Die Deutsche Herzstiftung fordert, Präventionsprogramme gegen Herzinfarkte stärker auf sozial benachteiligte Personen und Milieus zuzuschneiden. Denn dort häuften sich die Herzinfarkt-Fälle. Dies sei auf einen ungesünderen Lebensstil als in besser situierten Vierteln zurückzuführen. „Raucher und stark übergewichtige Personen mit einem erhöhten Herzinfarkt-Risiko und Herzinfarkt-Patienten waren häufiger in sozial benachteiligten als in besser gestellten Stadtgebieten anzutreffen“, sagte Prof. Dr. med. Rainer Hambrecht vom Wissenschaftlichen Beirat der Deutschen Herzstiftung anlässlich der Vorstellung des „Deutschen Herzberichts 2018“ in Bremen. Der Herzbericht erscheint jährlich seit 1989, somit war es die genau 30. Auflage.
Hambrecht, der Chefarzt für Kardiologie am Klinikum Links der Weser in Bremen, verwies dabei auf das von ihm geleitete Bremer Herzinfarkt-Register („STEMI-Register“). Darin sind die Daten und Risikofaktoren von mehr als 3.400 Herzinfarkt-Patienten aus Bremen und dem niedersächsischen Umland ausgewertet. Auch in der Fünf-Jahres-Langzeit-Prognose hätten sich schwerwiegende Herz-Kreislauf-Komplikationen wie Herzinfarkt und Schlaganfall stärker in von Armut besonders betroffenen Stadtgebieten bemerkbar gemacht. „Diese Daten bestärken Präventionskonzepte, die auf sozial benachteiligte Personen und ‚Brennpunkt‘-Stadtteile fokussieren, um die Herzinfarkt-Erkrankungshäufigkeit und ‑Sterblichkeit zu senken“, heißt es im Herzbericht. Als längst überfällig bezeichneten die Autoren ein absolutes Werbeverbot für Tabak, um die Raucherquote insbesondere bei Jugendlichen weiter zu senken.
Schrittzähler motivieren Patienten zu mehr Bewegung
Um zu untersuchen, wie ein Präventionsprogramm aussehen könnte, hatte die Herzstiftung ihre Langzeitstudie IPP („Intensives Präventions-Programm nach akutem Myokardinfarkt in Nordwest-Deutschland“) mit 310 Herzinfarkt-Patienten durchgeführt. Als Instrumente der Prävention dienten unter anderem Schrittzähler, telemedizinische Beobachtung, regelmäßige Gruppenfortbildungen und Telefonkontakte zu Beratern und Assistenten. Es gelang, die körperliche Aktivität, die Einstellung der Infarkt-Risikofaktoren und die Lebensqualität der Patienten nach sechs Monaten zu verbessern:
Gegenüber der Kontrollgruppe stieg die tägliche Schrittzahl der Teilnehmer um mehr als 30 Prozent, der Body-Mass-Index (BMI) sank im Schnitt um 3,9, Blutdruck und das schädliche LDL-Cholesterin um jeweils 4,9 Prozent. Zu Studienbeginn hätten Patienten mit Hauptschulabschluss mehr Risikofaktoren aufzuweisen gehabt als Patienten mit Abitur. Durch das IPP-Programm sei es aber gelungen, gerade bei ersterer Gruppe „eine hochsignifikante Verbesserung der Risikofaktoren“ zu erreichen.
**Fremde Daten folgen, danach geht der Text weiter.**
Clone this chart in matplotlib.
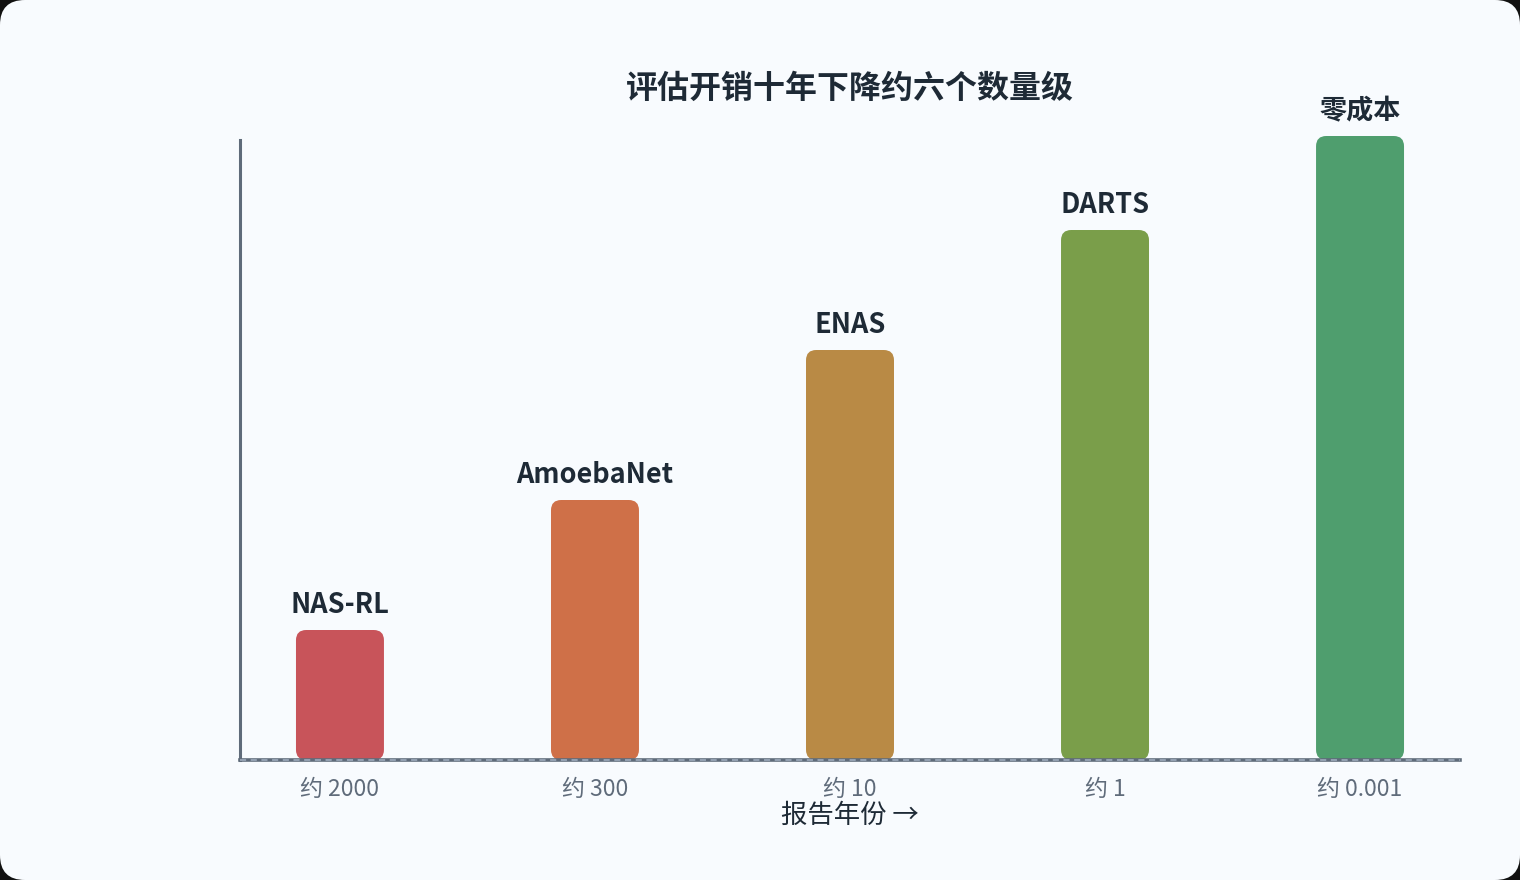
import numpy as np
import matplotlib.pyplot as plt
from matplotlib.patches import FancyBboxPatch

plt.rcParams['font.family'] = ['Noto Sans CJK SC', 'DejaVu Sans']

# relative bar heights (taller = cheaper evaluation)
methods = ['NAS-RL', 'AmoebaNet', 'ENAS', 'DARTS', '零成本']
heights = [130, 260, 410, 530, 624]
cost_labels = ['约 2000', '约 300', '约 10', '约 1', '约 0.001']
colors = ['#c8545a', '#cf7048', '#b98a45', '#7a9e4a', '#4f9e6e']

title = '评估开销十年下降约六个数量级'
xlabel = '报告年份 →'

W, H = 1520, 880
fig = plt.figure(figsize=(W / 100, H / 100), dpi=100)
fig.patch.set_facecolor('#111111')

# rounded card behind everything
card = FancyBboxPatch((0, 0), W / 100, H / 100, boxstyle='round,pad=0,rounding_size=0.25',
                      transform=fig.dpi_scale_trans, facecolor='#f8fbfe', edgecolor='none', zorder=-10)
fig.patches.append(card)

ax = fig.add_axes([240 / W, 1 - 760 / H, 1220 / W, 630 / H])
ax.set_facecolor('none')

x = np.arange(len(methods))
bars = ax.bar(x, heights, width=0.345, color=colors)
ax.set_xlim(-0.392, len(methods) - 1 + 0.392)
ax.set_ylim(0, 630)

# swap the square bars for rounded ones
aspect = (630 / 630) / (4.784 / 1220)
for b, c in zip(bars, colors):
    b.set_visible(False)
    p = FancyBboxPatch((b.get_x(), 0), b.get_width(), b.get_height(),
                       boxstyle='round,pad=0,rounding_size=0.04', mutation_aspect=aspect,
                       facecolor=c, edgecolor='none', zorder=2)
    ax.add_patch(p)

for xi, h, m in zip(x, heights, methods):
    ax.annotate(m, (xi, h), xytext=(0, 8), textcoords='offset points',
                ha='center', va='bottom', fontsize=19.5, fontweight='bold', color='#1e2a36')

for s in ['top', 'right', 'bottom']:
    ax.spines[s].set_visible(False)
ax.spines['left'].set_color('#5f6b7a')
ax.spines['left'].set_linewidth(2.2)
ax.spines['left'].set_bounds(0, 620)
ax.axhline(0, color='#5f6b7a', lw=2.6, zorder=3, clip_on=False)
ax.axhline(0, color='#a3b1c2', lw=1.1, ls=(0, (4, 3)), zorder=4, clip_on=False)

ax.set_yticks([])
ax.set_xticks(x)
ax.set_xticklabels(cost_labels, fontsize=16.5, color='#5f6b7a')
ax.tick_params(axis='x', length=0, pad=13)
ax.set_xlabel(xlabel, fontsize=19, color='#1e2a36', va='center')
ax.xaxis.set_label_coords(0.5, -(815 - 760) / 630)

fig.text(850 / W, 1 - 89 / H, title, ha='center', va='center',
         fontsize=23, fontweight='bold', color='#1e2a36')

fig.savefig('out.png', dpi=100, facecolor=fig.get_facecolor())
Laut des Verbandes kommt es jährlich zu mehr als 218.000 Klinikeinweisungen wegen Herzinfarkten in Deutschland, rund 49.000 Menschen sterben an jenem Leiden. Hinzu kommen die Koronare Herzkrankheit (KHK) mit über 73.000 Sterbefällen (ohne Herzinfarkt) und die Herzschwäche mit über 40.000 Gestorbenen. Laut einer wissenschaftlichen Hochrechnung betragen die durch Herz-Kreislauf-Erkrankungen verursachten Kosten in der EU rund 210 Milliarden Euro pro Jahr – also rund 400 Euro pro EU-Bürger. Dabei seien laut Schätzung rund 90 Prozent aller Infarkte mit einem gesünderen Lebensstil vermeidbar gewesen. Als Haupt-Risikofaktoren für Herzerkrankungen gelten Rauchen, Bewegungsmangel und Fettleibigkeit.